Just remember that you're standing on a planet that's evolving
And revolving at nine hundred miles an hour,
That's orbiting at nineteen miles a second, so it's reckoned,
A sun that is the source of all our power.
The sun and you and me and all the stars that we can see
Are moving at a million miles a day
In an outer spiral arm, at forty thousand miles an hour,
Of the galaxy we call the 'Milky Way'.
Our galaxy itself contains a hundred billion stars.
It's a hundred thousand light years side to side.
It bulges in the middle, sixteen thousand light years thick,
But out by us, it's just three thousand light years wide.
We're thirty thousand light years from galactic central point.
We go 'round every two hundred million years,
And our galaxy is only one of millions of billions
In this amazing and expanding universe.
The universe itself keeps on expanding and expanding
In all of the directions it can whizz
As fast as it can go, at the speed of light, you know,
Twelve million miles a minute, and that's the fastest speed there is.
So remember, when you're feeling very small and insecure,
How amazingly unlikely is your birth,
And pray that there's intelligent life somewhere up in space,
'Cause there's bugger all down here on Earth.


From The Meaning of Life.
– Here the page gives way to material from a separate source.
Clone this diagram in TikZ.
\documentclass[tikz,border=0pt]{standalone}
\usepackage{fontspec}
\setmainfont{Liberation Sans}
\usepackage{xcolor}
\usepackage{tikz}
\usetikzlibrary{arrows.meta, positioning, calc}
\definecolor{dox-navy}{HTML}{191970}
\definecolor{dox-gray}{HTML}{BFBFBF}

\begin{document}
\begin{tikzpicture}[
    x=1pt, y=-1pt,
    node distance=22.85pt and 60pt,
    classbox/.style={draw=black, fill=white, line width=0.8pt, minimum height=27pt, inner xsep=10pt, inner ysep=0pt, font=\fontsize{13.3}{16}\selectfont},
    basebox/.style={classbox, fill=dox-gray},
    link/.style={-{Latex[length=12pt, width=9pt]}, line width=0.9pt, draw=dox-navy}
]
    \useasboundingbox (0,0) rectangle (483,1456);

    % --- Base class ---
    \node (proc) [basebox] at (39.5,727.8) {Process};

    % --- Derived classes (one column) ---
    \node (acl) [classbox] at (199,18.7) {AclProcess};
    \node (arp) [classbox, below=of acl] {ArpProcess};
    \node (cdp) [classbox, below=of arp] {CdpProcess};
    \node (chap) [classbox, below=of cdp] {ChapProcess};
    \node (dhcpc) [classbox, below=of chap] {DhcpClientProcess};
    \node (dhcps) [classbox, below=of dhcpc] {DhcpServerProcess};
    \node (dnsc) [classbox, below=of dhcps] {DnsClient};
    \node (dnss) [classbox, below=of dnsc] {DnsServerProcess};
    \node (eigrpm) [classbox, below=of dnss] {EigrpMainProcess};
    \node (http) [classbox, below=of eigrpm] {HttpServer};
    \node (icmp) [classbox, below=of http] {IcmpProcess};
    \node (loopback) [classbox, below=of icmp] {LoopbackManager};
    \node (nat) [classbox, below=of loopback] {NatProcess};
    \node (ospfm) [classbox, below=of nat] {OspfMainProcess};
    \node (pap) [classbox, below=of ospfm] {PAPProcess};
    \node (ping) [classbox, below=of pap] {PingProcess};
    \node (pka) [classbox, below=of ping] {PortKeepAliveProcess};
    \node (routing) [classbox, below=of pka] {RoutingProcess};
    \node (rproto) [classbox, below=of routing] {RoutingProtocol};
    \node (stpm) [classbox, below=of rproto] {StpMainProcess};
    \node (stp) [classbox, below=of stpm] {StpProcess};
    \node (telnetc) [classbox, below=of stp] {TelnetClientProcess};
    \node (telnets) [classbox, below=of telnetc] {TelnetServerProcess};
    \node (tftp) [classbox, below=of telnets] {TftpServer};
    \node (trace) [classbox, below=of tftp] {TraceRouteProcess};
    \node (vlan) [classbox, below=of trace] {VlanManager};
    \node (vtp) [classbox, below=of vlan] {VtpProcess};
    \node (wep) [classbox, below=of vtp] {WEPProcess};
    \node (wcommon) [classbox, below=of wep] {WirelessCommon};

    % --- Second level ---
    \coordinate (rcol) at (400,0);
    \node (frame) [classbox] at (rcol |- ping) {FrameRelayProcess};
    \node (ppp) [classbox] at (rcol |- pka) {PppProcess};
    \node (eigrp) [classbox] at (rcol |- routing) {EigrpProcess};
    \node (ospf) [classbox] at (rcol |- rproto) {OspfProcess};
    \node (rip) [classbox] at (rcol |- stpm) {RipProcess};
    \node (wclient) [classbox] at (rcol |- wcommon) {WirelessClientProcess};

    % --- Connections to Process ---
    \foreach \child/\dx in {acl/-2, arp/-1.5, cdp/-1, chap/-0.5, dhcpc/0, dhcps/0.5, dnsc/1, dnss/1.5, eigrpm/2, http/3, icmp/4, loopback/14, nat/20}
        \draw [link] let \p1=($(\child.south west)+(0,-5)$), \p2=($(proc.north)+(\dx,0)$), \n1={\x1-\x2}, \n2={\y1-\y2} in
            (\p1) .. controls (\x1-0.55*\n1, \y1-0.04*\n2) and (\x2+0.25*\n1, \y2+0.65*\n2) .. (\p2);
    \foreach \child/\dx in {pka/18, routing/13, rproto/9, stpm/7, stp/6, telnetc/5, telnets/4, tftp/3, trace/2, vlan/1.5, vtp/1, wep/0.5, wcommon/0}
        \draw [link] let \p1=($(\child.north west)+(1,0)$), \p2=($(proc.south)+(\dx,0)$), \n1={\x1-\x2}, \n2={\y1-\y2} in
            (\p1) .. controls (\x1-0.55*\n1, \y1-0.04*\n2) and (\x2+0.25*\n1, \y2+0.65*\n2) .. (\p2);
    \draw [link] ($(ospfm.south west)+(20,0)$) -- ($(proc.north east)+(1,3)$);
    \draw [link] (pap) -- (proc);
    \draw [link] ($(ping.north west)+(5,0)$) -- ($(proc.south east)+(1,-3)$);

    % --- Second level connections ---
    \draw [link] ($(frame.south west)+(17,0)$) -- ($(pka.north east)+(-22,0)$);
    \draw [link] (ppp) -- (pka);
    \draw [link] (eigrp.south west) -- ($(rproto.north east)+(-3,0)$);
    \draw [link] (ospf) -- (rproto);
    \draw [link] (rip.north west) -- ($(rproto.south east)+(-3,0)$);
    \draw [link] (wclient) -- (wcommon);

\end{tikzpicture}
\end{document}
Does this answer your question?


when i was little, i used to be afraid jump on a plane, thinking i would be splattered agains a hostess or the back.



but like every one else is saying, it is a poo idea that it would happen, as the capsuel and everything inside it is movig with the train, so would you

So how does Paul Daniels make someone levitate and then pass a solid metal ring over them to disprove the supposition of being suspended by wires ??
Question Author
I could answer that one, but then the Magic Circle would have to kill you...

If you really, really want to know read "Hiding the Elephant" by Jim Steinmeyer (ain't I a tease?).